Anche la fotografia si è messa al servizio del racconto, prediligendo tinte scure e soluzioni ad effetto, ma sempre in accordo con la scelta registica preponderante di una lente bifocale  che tiene a fuoco tanto il primo piano quanto lo sfondo, conferendo all’insieme profondità ed articolazione.

Il nostro equilibrista è quindi arrivato al termine del suo percorso raggiungendo l’obiettivo fissato e ricevendo l’applauso convinto del pubblico pagante: una media di spettatori superiore ai 7 milioni, la più alta per una nuova serie Tv tra i canali via cavo nel 2019.

Questo porterà la produzione a valutare l’opportunità di una nuova stagione dello show?

Non lo sappiamo, ma di certo è valsa la pena di restare con gli occhi al cielo per questi due mesi di programmazione.

Titolo originale: Watchmen
Durata media episodio: 60 minuti
Numero degli episodi: 9
Distribuzione streaming: HBO – Sky Atlantic
Genere: Crime, Drama

Consigliato: a quanti amano i personaggi tormentati e che sanno guardare oltre la maschera.

Sconsigliato: a quanti non amano le storie intricate ricche di salti temporali e che in generale hanno poca pazienza verso i supereroi e le ucronie.

Visioni parallele:

L’universo di Watchmen è ampio e frastagliato a testimonianza dell’importanza che questa graphic novel  ha avuto nella storia della cultura popolare americana. Tralasciando quindi il fumetto di Moore e Gibbons del 1986 vi proponiamo di leggere il suo proseguimento, Before Watchmen realizzato da Michael Straczynski e disegnato da Adam Hughes. Un’ottima lettura soprattutto per quanti amano il personaggio del  Dr. Manhattan. In questa graphic novel il suo procedere per tentativi, il suo trovarsi disorientato dalle infinite possibilità avvicina il super-uomo ai suoi lettori. Per arrivare alla versione del personaggio data da Lindelof questo passaggio è rilevante.

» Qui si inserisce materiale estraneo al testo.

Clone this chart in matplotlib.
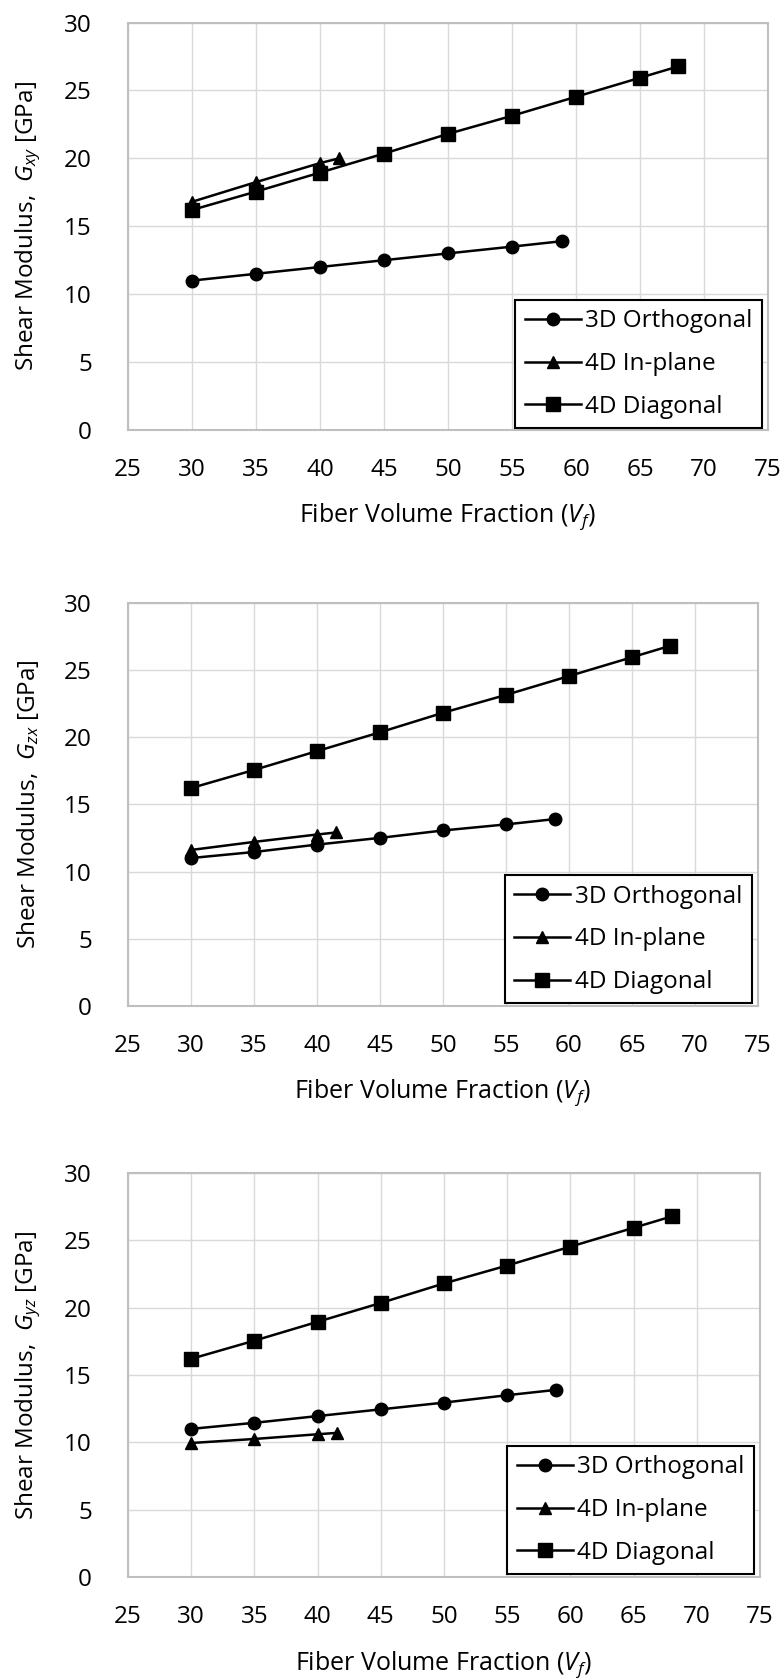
import matplotlib
matplotlib.use("Agg")
import matplotlib.pyplot as plt

plt.rcParams['font.family'] = ['Open Sans', 'DejaVu Sans']
plt.rcParams['mathtext.fontset'] = 'custom'
plt.rcParams['mathtext.rm'] = 'Open Sans'
plt.rcParams['mathtext.it'] = 'Open Sans:italic'

# ---------------- data ----------------
series_labels = ["3D Orthogonal", "4D In-plane", "4D Diagonal"]
x_ticks = [25, 30, 35, 40, 45, 50, 55, 60, 65, 70, 75]
y_ticks = [0, 5, 10, 15, 20, 25, 30]

vf_3d = [30, 35, 40, 45, 50, 55, 58.9]
vf_inplane = [30, 35, 40, 41.5]
vf_diag = [30, 35, 40, 45, 50, 55, 60, 65, 68]

gxy_3d = [11.0, 11.5, 12.0, 12.5, 13.0, 13.5, 13.9]
gxy_inplane = [16.8, 18.25, 19.65, 20.0]
gxy_diag = [16.2, 17.55, 18.95, 20.35, 21.8, 23.13, 24.53, 25.93, 26.77]

gzx_3d = [11.0, 11.45, 12.0, 12.5, 13.05, 13.5, 13.9]
gzx_inplane = [11.6, 12.2, 12.75, 12.9]
gzx_diag = [16.2, 17.55, 18.95, 20.35, 21.8, 23.13, 24.53, 25.93, 26.77]

gyz_3d = [11.0, 11.45, 11.95, 12.45, 12.95, 13.5, 13.9]
gyz_inplane = [9.95, 10.25, 10.6, 10.7]
gyz_diag = [16.2, 17.55, 18.95, 20.35, 21.8, 23.13, 24.53, 25.93, 26.77]

ylabels = [r"Shear Modulus,  $G_{xy}$ [GPa]",
           r"Shear Modulus,  $G_{zx}$ [GPa]",
           r"Shear Modulus,  $G_{yz}$ [GPa]"]
xlabel = r"Fiber Volume Fraction ($V_{f}$)"

panels = [
    (gxy_3d, gxy_inplane, gxy_diag),
    (gzx_3d, gzx_inplane, gzx_diag),
    (gyz_3d, gyz_inplane, gyz_diag),
]

# ---------------- layout (pixels) ----------------
W, H = 784, 1679
# left, right, top, bottom in pixel coords
boxes = [(128, 768, 22.5, 430), (128, 758, 602.5, 1006), (128, 760, 1173, 1577)]
legend_corner = [(762, 428), (751.7, 1003.3), (754, 1574)]

fig = plt.figure(figsize=(W / 100, H / 100), dpi=100)
FS = 17.5
FS_LABEL = 18

for i, ((l, r, t, b), (s3d, sin, sdg)) in enumerate(zip(boxes, panels)):
    ax = fig.add_axes([l / W, 1 - b / H, (r - l) / W, (b - t) / H])
    ax.set_xlim(25, 75)
    ax.set_ylim(0, 30)
    ax.set_xticks(x_ticks)
    ax.set_yticks(y_ticks)
    ax.grid(True, color='#d9d9d9', linewidth=1.0)
    ax.set_axisbelow(True)
    for sp in ax.spines.values():
        sp.set_color('#bfbfbf')
        sp.set_linewidth(1.5)
    ax.tick_params(axis='both', length=0, labelsize=FS, colors='black')
    ax.tick_params(axis='x', pad=20)
    ax.tick_params(axis='y', pad=26)

    kw = dict(color='black', linewidth=1.8)
    ax.plot(vf_3d, s3d, marker='o', markersize=9, label=series_labels[0], **kw)
    ax.plot(vf_inplane, sin, marker='^', markersize=9, label=series_labels[1], **kw)
    ax.plot(vf_diag, sdg, marker='s', markersize=9.5, label=series_labels[2], **kw)

    lx, ly = legend_corner[i]
    leg = ax.legend(loc='lower right',
                    bbox_to_anchor=((lx - l) / (r - l), (b - ly) / (b - t)),
                    borderaxespad=0, fontsize=FS, frameon=True, fancybox=False,
                    framealpha=1, edgecolor='black', handlelength=2.3,
                    handletextpad=0.2, labelspacing=0.77, borderpad=0.38)
    leg.get_frame().set_linewidth(1.5)

    # axis titles
    fig.text(28.5 / W, 1 - ((t + b) / 2) / H, ylabels[i], rotation=90,
             ha='center', va='center', fontsize=FS)
    fig.text(((l + r) / 2) / W, 1 - (b + 87) / H, xlabel,
             ha='center', va='center', fontsize=FS_LABEL)

fig.savefig("out.png", dpi=100, facecolor='white')
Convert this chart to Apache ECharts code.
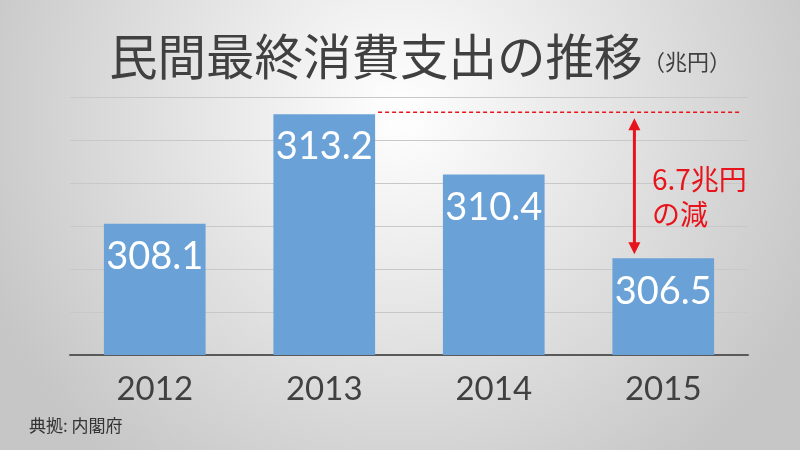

Un’immagine:  la variate di Lindelof potremmo chiamarla. Un uomo si sostituisce a Dio per fermare una guerra nucleare e salvare il mondo? Bene. Poi fa qualcosa di analogo una seconda volta. Bravo. Sì, Ozymandias sei davvero l’uomo più intelligente del mondo, anche se un po’ narcisista. Forse dovremmo ringraziarti. Ma, detto questo … “io ti dichiaro in arresto”. Firmato Agente  Blake.